Davies believes the club’s owners will have learned lessons from the short reign of Keith Hill and David Flitcroft last season, and while he has some sympathy with the Boltonian pair, he believes their lack of success underlines how crucial the next appointment will be.

“I always think it’s the biggest decision any football club can make,” he told The Bolton News.

“You’d like to think Bolton couldn’t fall any further but it’s a dangerous thing to predict. I know my old club Chesterfield dropped out of the league and found it really hard to get back in.

“You see it with Sunderland in League One as well. It isn’t just about the size of the club, it has to be organised. The manager has to be the right fit.

“Bolton will go into League Two expecting promotion but it won’t be easy. It’s a long time since I played at that level but I can see the likes of Barrow rubbing their hands at the thought of causing an upset.

“That is why this decision is so crucial. The person they put in there needs to know what they are getting into.”
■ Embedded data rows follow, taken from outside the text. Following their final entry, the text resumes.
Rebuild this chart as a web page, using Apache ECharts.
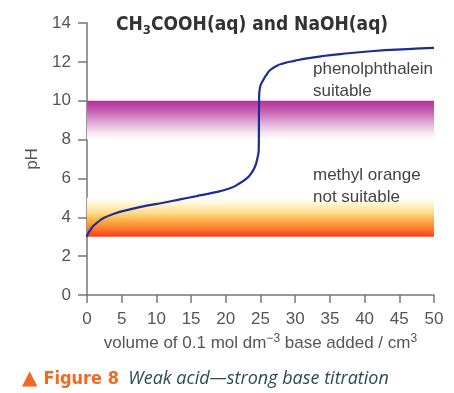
<!DOCTYPE html>
<html>
<head>
<meta charset="utf-8">
<script src="https://cdn.jsdelivr.net/npm/echarts@6/dist/echarts.min.js"></script>
<style>html,body{margin:0;padding:0;background:#fff;}#c{width:454px;height:393px;}</style>
</head>
<body>
<div id="c"></div>
<script>
var volume = [0, 0.05, 0.43, 0.9, 1.63, 2.35, 3.8, 6.2, 8.6, 11.0, 13.4, 15.8, 18.2, 20.6, 22.0, 23.0, 23.5, 24.2, 24.6, 24.75, 24.8, 24.95, 25.4, 25.9, 26.4, 27.3, 28.3, 30.0, 31.7, 34.0, 36.5, 41.3, 46.1, 50];
var pH =     [3.0, 3.09, 3.31, 3.55, 3.77, 3.95, 4.17, 4.41, 4.6, 4.75, 4.92, 5.09, 5.27, 5.49, 5.75, 6.0, 6.18, 6.6, 7.12, 7.5, 10.2, 10.72, 11.07, 11.36, 11.58, 11.79, 11.92, 12.06, 12.18, 12.3, 12.4, 12.56, 12.66, 12.72];
var xTicks = [0, 5, 10, 15, 20, 25, 30, 35, 40, 45, 50];
var yTicks = [0, 2, 4, 6, 8, 10, 12, 14];
var phenolRange = [8, 10];
var methylRange = [3, 5];

var chart = echarts.init(document.getElementById('c'));
var labelFont = 'Liberation Sans, Arial, sans-serif';
var pts = volume.map(function (v, i) { return [v, pH[i]]; });
var condensed = '"Liberation Sans Narrow", "DejaVu Sans Condensed", sans-serif';

chart.setOption({
  animation: false,
  grid: { left: 87, right: 20, top: 23, bottom: 98, containLabel: false },
  title: {
    text: '{a|CH}{s|3}{a|COOH(aq) and NaOH(aq)}',
    left: 111, top: 9,
    textStyle: {
      rich: {
        a: { fontFamily: condensed, fontWeight: 'bold', fontSize: 19, color: '#333' },
        s: { fontFamily: condensed, fontWeight: 'bold', fontSize: 13, color: '#333', verticalAlign: 'bottom', padding: [10, 0, 0, 0] }
      }
    }
  },
  xAxis: {
    type: 'value', min: 0, max: 50, interval: 5,
    axisLine: { lineStyle: { color: '#777', width: 1.5 } },
    axisTick: { show: true, length: 8, lineStyle: { color: '#777', width: 1.5 } },
    axisLabel: { color: '#555', fontSize: 17, fontFamily: labelFont, margin: 16 },
    splitLine: { show: false },
    name: '{t|volume of 0.1 mol dm}{sup|\u22123}{t| base added / cm}{sup|3}',
    nameLocation: 'middle', nameGap: 38,
    nameTextStyle: {
      rich: {
        t: { color: '#555', fontSize: 17, fontFamily: labelFont },
        sup: { color: '#555', fontSize: 12, fontFamily: labelFont, verticalAlign: 'top', padding: [0, 0, 9, 0] }
      }
    }
  },
  yAxis: {
    type: 'value', min: 0, max: 14, interval: 2,
    axisLine: { show: true, lineStyle: { color: '#777', width: 1.5 } },
    axisTick: { show: true, length: 9, lineStyle: { color: '#777', width: 1.5 } },
    axisLabel: { color: '#555', fontSize: 17, fontFamily: labelFont, margin: 16 },
    splitLine: { show: false },
    name: 'pH', nameLocation: 'middle', nameGap: 45, nameRotate: 90,
    nameTextStyle: { color: '#555', fontSize: 17, fontFamily: labelFont }
  },
  series: [{
    type: 'line',
    data: [],
    z: 1,
    markArea: {
      silent: true,
      z: 1,
      data: [
        [{ xAxis: 0, yAxis: phenolRange[1], itemStyle: { color: {
            type: 'linear', x: 0, y: 0, x2: 0, y2: 1,
            colorStops: [
              { offset: 0, color: '#b2309a' },
              { offset: 0.3, color: '#c966b4' },
              { offset: 0.6, color: '#e3b3da' },
              { offset: 0.85, color: '#f7eaf4' },
              { offset: 1, color: '#ffffff' }
            ] } } },
         { xAxis: 50, yAxis: phenolRange[0] }],
        [{ xAxis: 0, yAxis: methylRange[1], itemStyle: { color: {
            type: 'linear', x: 0, y: 0, x2: 0, y2: 1,
            colorStops: [
              { offset: 0, color: '#ffffff' },
              { offset: 0.15, color: '#fff6d4' },
              { offset: 0.4, color: '#fedb86' },
              { offset: 0.6, color: '#fcab42' },
              { offset: 0.8, color: '#fd7a2a' },
              { offset: 1, color: '#ff3b1c' }
            ] } } },
         { xAxis: 50, yAxis: methylRange[0] }]
      ]
    }
  }, {
    type: 'line',
    data: pts,
    smooth: 0.5,
    showSymbol: false,
    lineStyle: { color: '#1b2e98', width: 2.2 },
    z: 10
  }],
  graphic: [
    { type: 'text', left: 313, top: 58, z: 100, style: { text: 'phenolphthalein\nsuitable', fill: '#444', font: '17px Liberation Sans, Arial, sans-serif', lineHeight: 22 } },
    { type: 'text', left: 313, top: 164, z: 100, style: { text: 'methyl orange\nnot suitable', fill: '#444', font: '17px Liberation Sans, Arial, sans-serif', lineHeight: 22 } },
    { type: 'text', left: 22, top: 369, z: 100, style: {
        text: '{tri|\u25B2}{fig|Figure 8}{cap|  Weak acid\u2014strong base titration}',
        rich: {
          tri: { fill: '#f26a21', fontSize: 20, fontFamily: 'DejaVu Sans, sans-serif', padding: [0, 6, 0, 0] },
          fig: { fill: '#f26a21', fontSize: 18, fontWeight: 'bold', fontFamily: condensed },
          cap: { fill: '#2e4a52', fontSize: 18, fontStyle: 'italic', fontFamily: 'Open Sans, Liberation Sans, sans-serif' }
        }
      } }
  ]
});
</script>
</body>
</html>
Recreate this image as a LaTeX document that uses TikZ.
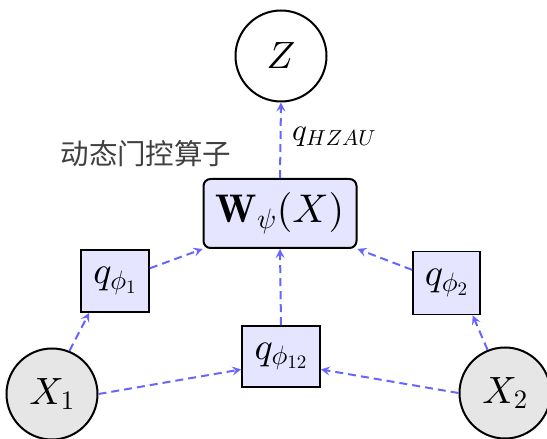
\documentclass[tikz,border=0pt]{standalone}
\usepackage{fontspec}
\DeclareFontShape{OML}{cmm}{m}{it}{<->cmmi10}{}
\DeclareFontShape{OML}{cmm}{b}{it}{<->cmmib10}{}
\DeclareFontShape{OMS}{cmsy}{m}{n}{<->cmsy10}{}
\DeclareFontShape{OT1}{cmr}{m}{n}{<->cmr10}{}
\DeclareFontShape{OT1}{cmr}{bx}{n}{<->cmbx10}{}
\newfontfamily\cjk{Noto Sans CJK SC}
\usetikzlibrary{arrows.meta}
\definecolor{arrowblue}{RGB}{102,102,255}
\definecolor{boxfill}{RGB}{229,229,255}
\definecolor{circfill}{RGB}{230,230,230}
\begin{document}
\begin{tikzpicture}[x=1pt,y=1pt,
  varnode/.style={circle,draw=black,line width=2pt,minimum size=91pt,inner sep=0pt,font=\fontsize{38}{44}\selectfont},
  obsnode/.style={varnode,fill=circfill},
  qbox/.style={rectangle,draw=black,line width=1.7pt,fill=boxfill,inner sep=0pt,font=\fontsize{38}{44}\selectfont},
  wbox/.style={rectangle,rounded corners=7pt,draw=black,line width=2pt,fill=boxfill,inner sep=0pt,minimum width=153pt,minimum height=69pt,font=\fontsize{40}{46}\selectfont},
  flow/.style={draw=arrowblue,line width=2pt,dash pattern=on 8pt off 5pt,-{Stealth[length=9pt,width=9pt,inset=3.5pt]}}
]
\useasboundingbox (0,0) rectangle (547,439);
\node[varnode] (Z) at (281,383) {$Z$};
\node[wbox] (W) at (280,225.5) {$\mathbf{W}_\psi(X)$};
\node[qbox,minimum width=68pt,minimum height=62pt] (q1) at (115,158) {$q_{\phi_1}$};
\node[qbox,minimum width=67pt,minimum height=63pt] (q2) at (446.5,156) {$q_{\phi_2}$};
\node[qbox,minimum width=78pt,minimum height=61pt] (q12) at (281,82.5) {$q_{\phi_{12}}$};
\node[obsnode] (X1) at (52,45) {$X_1$};
\node[obsnode] (X2) at (505,46) {$X_2$};
\node[font=\cjk\fontsize{28.5}{32}\selectfont,text=black!75] (cap) at (146,285) {动态门控算子};
\node[anchor=base west,inner sep=0pt,font=\fontsize{31}{36}\selectfont] (lab) at (292,298) {$q_{HZAU}$};
\draw[flow] (W.north) -- (Z.south);
\draw[flow] (q1) -- (W.south west);
\draw[flow] (q2) -- (W.south east);
\draw[flow] (q12.north) -- (W.south);
\draw[flow] (X1.68) -- (q1.231);
\draw[flow] (X2.112) -- (q2.309);
\draw[flow] (X1.east) -- (q12.198);
\draw[flow] (X2.west) -- (q12.-18);
\end{tikzpicture}
\end{document}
Between 2003 and 2013 Davies played under five permanent managers – Sam Allardyce, Sammy Lee, Gary Megson, Owen Coyle and Dougie Freedman.

And Davies believes in each case it was easy to tell early on whether they were the right fit for the club.

“I experienced both sides of it with Bolton,” he said. “Obviously, Sam was a massive success and was already doing well when I came in.

“Owen Coyle came in and said the right things, got people on his side, made them feel great. Okay there were sides of his management that were not as good, but he had everyone on board.

“But then there were great coaches who just didn’t take to management. I think you know who I am on about.

“And some that just ripped the soul out of the club. I’ll leave it there.

“I think we all wanted the last two (Hill and Flitcroft) to succeed. They were local, they obviously cared about the club, but it just didn’t work.

“You need someone in charge who comes across professionally. And though I get what they were saying about how difficult it was, the injuries and all that. I didn’t think it looked good doing interviews with a bottle (of water) in your hand.

“We’re all built differently but some of the things he said just rubbed fans up the wrong way.”

Wanderers have made no official comment on the timeframe for their manager search but Davies believes they will use what is left of the month to assess their options before 1,400 free agents come on to the market this summer.

“I’d like to think they will speak to people who are out of contract and get their thoughts on the job and then look at the ones in a job and do their homework,” he said.

“You need to know how they are on the training ground, what their record is like, what sort of football they play, how they are with other staff around the club.

“Bolton have got a bit of time now, and you’d think with players coming out of contract at the end of the month that they will want someone to come in and cherry pick the better ones.”

Inevitably, former Bolton players like Sam Ricketts, David Lee and Dean Holden have been linked strongly with the job – and Davies feels that someone with Wanderers connections could potentially have a better chance to hit the ground running.

“I think you need a manager who understands the club and it is easier if you have played there or worked there,” he said.

“I don’t think a former player is the be-all and end-all but it can help to bring things back together and connect with people that bit quicker.

“I know that when that happens at Bolton it’s an amazing place to work.

“Right now it feels like the club has had its heart ripped out, so it needs stitching together a little bit.”